Kaum ein Wort wird in der Medizin derzeit so strapaziert wie der Begriff „Nutzenbewertung“. Es eignet sich durchaus als Unwort des Jahres. Neue Medikamente sollen sogar einen Mehrnutzen bringen, und dies sei, so die Autoren des alljährlich erscheinenden Verordnungsreports, bei über der Hälfte aller neu zugelassenen Medikamente nicht der Fall. Diese Aussage ist schon deshalb unrichtig, weil die Hersteller ja in jedem Fall einen Zusatznutzen, sprich Gewinn erwarten dürfen.

Doch da fragt man sich schon, was dieser Unsinn eigentlich soll. Haben Sie sich etwa bei dem Kauf von ein Paar neuen Schuhen oder gar einer neuen Unterhose auch schon einmal gefragt, ob das Neue für Sie einen wirklichen Zusatznutzen bringt? Würden Sie auf eine solche Neuanschaffung etwa verzichten, wenn die neue Unterhose nicht besser funktioniert als die alte?

So sollten wir es bei den Medikamenten wohl auch sehen.

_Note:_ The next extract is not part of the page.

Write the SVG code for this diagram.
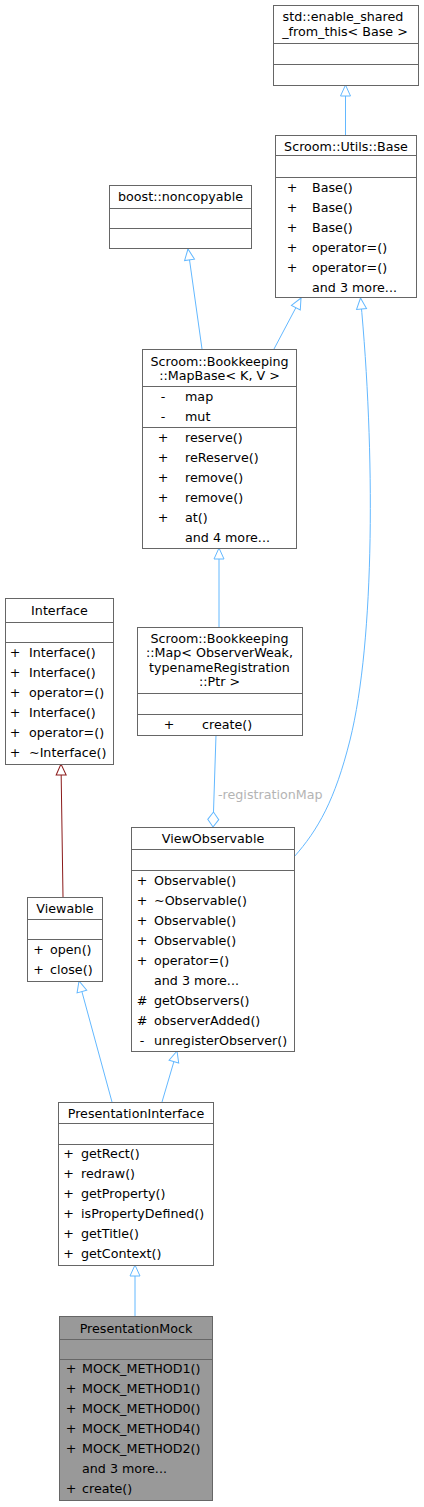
<svg xmlns="http://www.w3.org/2000/svg" width="424" height="1507" viewBox="0 0 424 1507">
<style>
text{font-family:"DejaVu Sans",sans-serif;font-size:12.7px;fill:#000}
.box{fill:#fff;stroke:#666;stroke-width:1}
.mock{fill:#999;stroke:#666;stroke-width:1}
.sep{stroke:#666;stroke-width:1}
.t{text-anchor:middle}
.s{text-anchor:middle}
.e{fill:none;stroke:#63b8ff;stroke-width:1}
.r{fill:none;stroke:#8b1a1a;stroke-width:1}
.lbl{fill:#b4b4b4}
</style>
<defs>
<marker id="inh" viewBox="-13 -7 14 14" refX="0" refY="0" markerWidth="14" markerHeight="14" markerUnits="userSpaceOnUse" orient="auto">
<path d="M0,0 L-11,-5 L-11,5 Z" fill="#fff" stroke="#63b8ff" stroke-width="1"/>
</marker>
<marker id="inhR" viewBox="-13 -7 14 14" refX="0" refY="0" markerWidth="14" markerHeight="14" markerUnits="userSpaceOnUse" orient="auto">
<path d="M0,0 L-11,-5 L-11,5 Z" fill="#fff" stroke="#8b1a1a" stroke-width="1"/>
</marker>
<marker id="dia" viewBox="-17 -7 18 14" refX="0" refY="0" markerWidth="18" markerHeight="14" markerUnits="userSpaceOnUse" orient="auto">
<path d="M0,0 L-7.5,-5.5 L-15,0 L-7.5,5.5 Z" fill="#fff" stroke="#63b8ff" stroke-width="1"/>
</marker>
</defs>

<g id="connectors">
<path class="e" d="M345.5,135 L345.5,85" marker-end="url(#inh)"/>
<path class="e" d="M202,349 L188,249" marker-end="url(#inh)"/>
<path class="e" d="M274,349 L301,298" marker-end="url(#inh)"/>
<path class="e" d="M219,627 L219,548" marker-end="url(#inh)"/>
<path class="e" d="M216,735 L213,827" marker-end="url(#dia)"/>
<text class="lbl" x="218" y="799">-registrationMap</text>
<path class="e" d="M294,857 C318,830 335,800 350,740 C375,640 375,450 360.5,298" marker-end="url(#inh)"/>
<path class="r" d="M63,897 L61,764" marker-end="url(#inhR)"/>
<path class="e" d="M112,1102 L79,981" marker-end="url(#inh)"/>
<path class="e" d="M162,1102 L177,1051" marker-end="url(#inh)"/>
<path class="e" d="M135,1316 L135,1265" marker-end="url(#inh)"/>
</g>

<g id="enable_shared">
<rect class="box" x="273.5" y="5.5" width="145" height="80"/>
<line class="sep" x1="273.5" y1="43.5" x2="418.5" y2="43.5"/>
<line class="sep" x1="273.5" y1="64.5" x2="418.5" y2="64.5"/>
<text class="t" x="343" y="21">std::enable_shared</text>
<text class="t" x="345" y="35.5">_from_this&lt; Base &gt;</text>
</g>

<g id="utils_base">
<rect class="box" x="275.5" y="135.5" width="141" height="162"/>
<line class="sep" x1="275.5" y1="155.5" x2="416.5" y2="155.5"/>
<line class="sep" x1="275.5" y1="177.5" x2="416.5" y2="177.5"/>
<text class="t" x="346" y="150.5">Scroom::Utils::Base</text>
<text class="s" x="292" y="191.5">+</text><text x="312" y="191.5">Base()</text>
<text class="s" x="292" y="211.5">+</text><text x="312" y="211.5">Base()</text>
<text class="s" x="292" y="231.5">+</text><text x="312" y="231.5">Base()</text>
<text class="s" x="292" y="251.5">+</text><text x="312" y="251.5">operator=()</text>
<text class="s" x="292" y="271.5">+</text><text x="312" y="271.5">operator=()</text>
<text x="312" y="291.5">and 3 more...</text>
</g>

<g id="noncopyable">
<rect class="box" x="109.5" y="185.5" width="142" height="63"/>
<line class="sep" x1="109.5" y1="208.5" x2="251.5" y2="208.5"/>
<line class="sep" x1="109.5" y1="228.5" x2="251.5" y2="228.5"/>
<text class="t" x="180.5" y="201">boost::noncopyable</text>
</g>

<g id="mapbase">
<rect class="box" x="142.5" y="349.5" width="154" height="199"/>
<line class="sep" x1="142.5" y1="386.5" x2="296.5" y2="386.5"/>
<line class="sep" x1="142.5" y1="427.5" x2="296.5" y2="427.5"/>
<text class="t" x="219.5" y="365.5">Scroom::Bookkeeping</text>
<text class="t" x="219.5" y="380">::MapBase&lt; K, V &gt;</text>
<text class="s" x="163" y="400.5">-</text><text x="185" y="400.5">map</text>
<text class="s" x="163" y="420.5">-</text><text x="185" y="420.5">mut</text>
<text class="s" x="163" y="441.5">+</text><text x="185" y="441.5">reserve()</text>
<text class="s" x="163" y="461.5">+</text><text x="185" y="461.5">reReserve()</text>
<text class="s" x="163" y="481.5">+</text><text x="185" y="481.5">remove()</text>
<text class="s" x="163" y="501.5">+</text><text x="185" y="501.5">remove()</text>
<text class="s" x="163" y="521.5">+</text><text x="185" y="521.5">at()</text>
<text x="185" y="541.5">and 4 more...</text>
</g>

<g id="interface">
<rect class="box" x="5.5" y="598.5" width="108" height="166"/>
<line class="sep" x1="5.5" y1="622.5" x2="113.5" y2="622.5"/>
<line class="sep" x1="5.5" y1="642.5" x2="113.5" y2="642.5"/>
<text class="t" x="59.5" y="615">Interface</text>
<text class="s" x="15" y="656.5">+</text><text x="29" y="656.5">Interface()</text>
<text class="s" x="15" y="676.5">+</text><text x="29" y="676.5">Interface()</text>
<text class="s" x="15" y="696.5">+</text><text x="29" y="696.5">operator=()</text>
<text class="s" x="15" y="716.5">+</text><text x="29" y="716.5">Interface()</text>
<text class="s" x="15" y="736.5">+</text><text x="29" y="736.5">operator=()</text>
<text class="s" x="15" y="756.5">+</text><text x="29" y="756.5">~Interface()</text>
</g>

<g id="map">
<rect class="box" x="137.5" y="627.5" width="165" height="108"/>
<line class="sep" x1="137.5" y1="693.5" x2="302.5" y2="693.5"/>
<line class="sep" x1="137.5" y1="714.5" x2="302.5" y2="714.5"/>
<text class="t" x="219.5" y="642.5">Scroom::Bookkeeping</text>
<text class="t" x="219.5" y="657">::Map&lt; ObserverWeak,</text>
<text class="t" x="219.5" y="671.5">typenameRegistration</text>
<text class="t" x="219.5" y="686">::Ptr &gt;</text>
<text class="s" x="169" y="728.5">+</text><text x="202" y="728.5">create()</text>
</g>

<g id="viewobservable">
<rect class="box" x="131.5" y="827.5" width="163" height="224"/>
<line class="sep" x1="131.5" y1="849.5" x2="294.5" y2="849.5"/>
<line class="sep" x1="131.5" y1="870.5" x2="294.5" y2="870.5"/>
<text class="t" x="213" y="842.5">ViewObservable</text>
<text class="s" x="142" y="884.5">+</text><text x="154" y="884.5">Observable()</text>
<text class="s" x="142" y="904.5">+</text><text x="154" y="904.5">~Observable()</text>
<text class="s" x="142" y="924.5">+</text><text x="154" y="924.5">Observable()</text>
<text class="s" x="142" y="944.5">+</text><text x="154" y="944.5">Observable()</text>
<text class="s" x="142" y="964.5">+</text><text x="154" y="964.5">operator=()</text>
<text x="154" y="984.5">and 3 more...</text>
<text class="s" x="142" y="1004.5">#</text><text x="154" y="1004.5">getObservers()</text>
<text class="s" x="142" y="1024.5">#</text><text x="154" y="1024.5">observerAdded()</text>
<text class="s" x="142" y="1044.5">-</text><text x="154" y="1044.5">unregisterObserver()</text>
</g>

<g id="viewable">
<rect class="box" x="27.5" y="897.5" width="75" height="84"/>
<line class="sep" x1="27.5" y1="919.5" x2="102.5" y2="919.5"/>
<line class="sep" x1="27.5" y1="939.5" x2="102.5" y2="939.5"/>
<text class="t" x="65" y="912.5">Viewable</text>
<text class="s" x="38.5" y="953.5">+</text><text x="50" y="953.5">open()</text>
<text class="s" x="38.5" y="973.5">+</text><text x="50" y="973.5">close()</text>
</g>

<g id="presentationinterface">
<rect class="box" x="58.5" y="1102.5" width="155" height="163"/>
<line class="sep" x1="58.5" y1="1123.5" x2="213.5" y2="1123.5"/>
<line class="sep" x1="58.5" y1="1144.5" x2="213.5" y2="1144.5"/>
<text class="t" x="136" y="1117.5">PresentationInterface</text>
<text class="s" x="68.5" y="1157.5">+</text><text x="81" y="1157.5">getRect()</text>
<text class="s" x="68.5" y="1177.5">+</text><text x="81" y="1177.5">redraw()</text>
<text class="s" x="68.5" y="1197.5">+</text><text x="81" y="1197.5">getProperty()</text>
<text class="s" x="68.5" y="1217.5">+</text><text x="81" y="1217.5">isPropertyDefined()</text>
<text class="s" x="68.5" y="1237.5">+</text><text x="81" y="1237.5">getTitle()</text>
<text class="s" x="68.5" y="1257.5">+</text><text x="81" y="1257.5">getContext()</text>
</g>

<g id="presentationmock">
<rect class="mock" x="59.5" y="1316.5" width="153" height="184"/>
<line class="sep" x1="59.5" y1="1339.5" x2="212.5" y2="1339.5"/>
<line class="sep" x1="59.5" y1="1359.5" x2="212.5" y2="1359.5"/>
<text class="t" x="136" y="1332.5">PresentationMock</text>
<text class="s" x="71" y="1373">+</text><text x="82" y="1373">MOCK_METHOD1()</text>
<text class="s" x="71" y="1393">+</text><text x="82" y="1393">MOCK_METHOD1()</text>
<text class="s" x="71" y="1413">+</text><text x="82" y="1413">MOCK_METHOD0()</text>
<text class="s" x="71" y="1433">+</text><text x="82" y="1433">MOCK_METHOD4()</text>
<text class="s" x="71" y="1453">+</text><text x="82" y="1453">MOCK_METHOD2()</text>
<text x="82" y="1473">and 3 more...</text>
<text class="s" x="71" y="1493">+</text><text x="82" y="1493">create()</text>
</g>
</svg>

Es ist doch einleuchtend, dass Patienten nicht immer dasselbe, sondern mal etwas Anderes schlucken möchten, nicht immer die blaue, sondern vielleicht jetzt eine rosa Tablette oder eine runde statt einer eckigen – unabhängig davon, ob die nun mehr bringt als die alte. Solchen optischen und sicherlich auch pharmakologischen Abnutzungserscheinungen muss man entgegenwirken, indem man immer wieder etwas Neues auf den Markt bringt, und dies darf dann auch etwas teurer sein. Zusatznutzen hin oder her!

Diese Botschaft hat die Pharmaindustrie erfreulicherweise richtig verstanden, sodass sie uns ständig mit „Neuem“ – auch Innovationen genannt – beglückt. Dafür sollte man ihr dankbar sein und sie nicht ständig mit unsinnigen Forderungen nach Mehrnutzen verärgern; denn nur so lässt sich die viel beschworene Patienten-Compliance nachhaltig sichern. Was neu ist, ist auch sexy, ob es mehr kann oder nicht, muss niemanden interessieren und sollte auch nicht unbedingt überprüft oder gar kritisch hinterfragt werden.

Dies gilt übrigens auch für zwischenmenschliche Beziehungen. Wer sein Privatleben nach dem Konzept der seriellen Monogamie gestaltet, sollte keinesfalls die Frage nach dem Mehrnutzen stellen, denn beim nächsten neuen Mann oder der nächsten neuen Frau wird es auch nicht besser.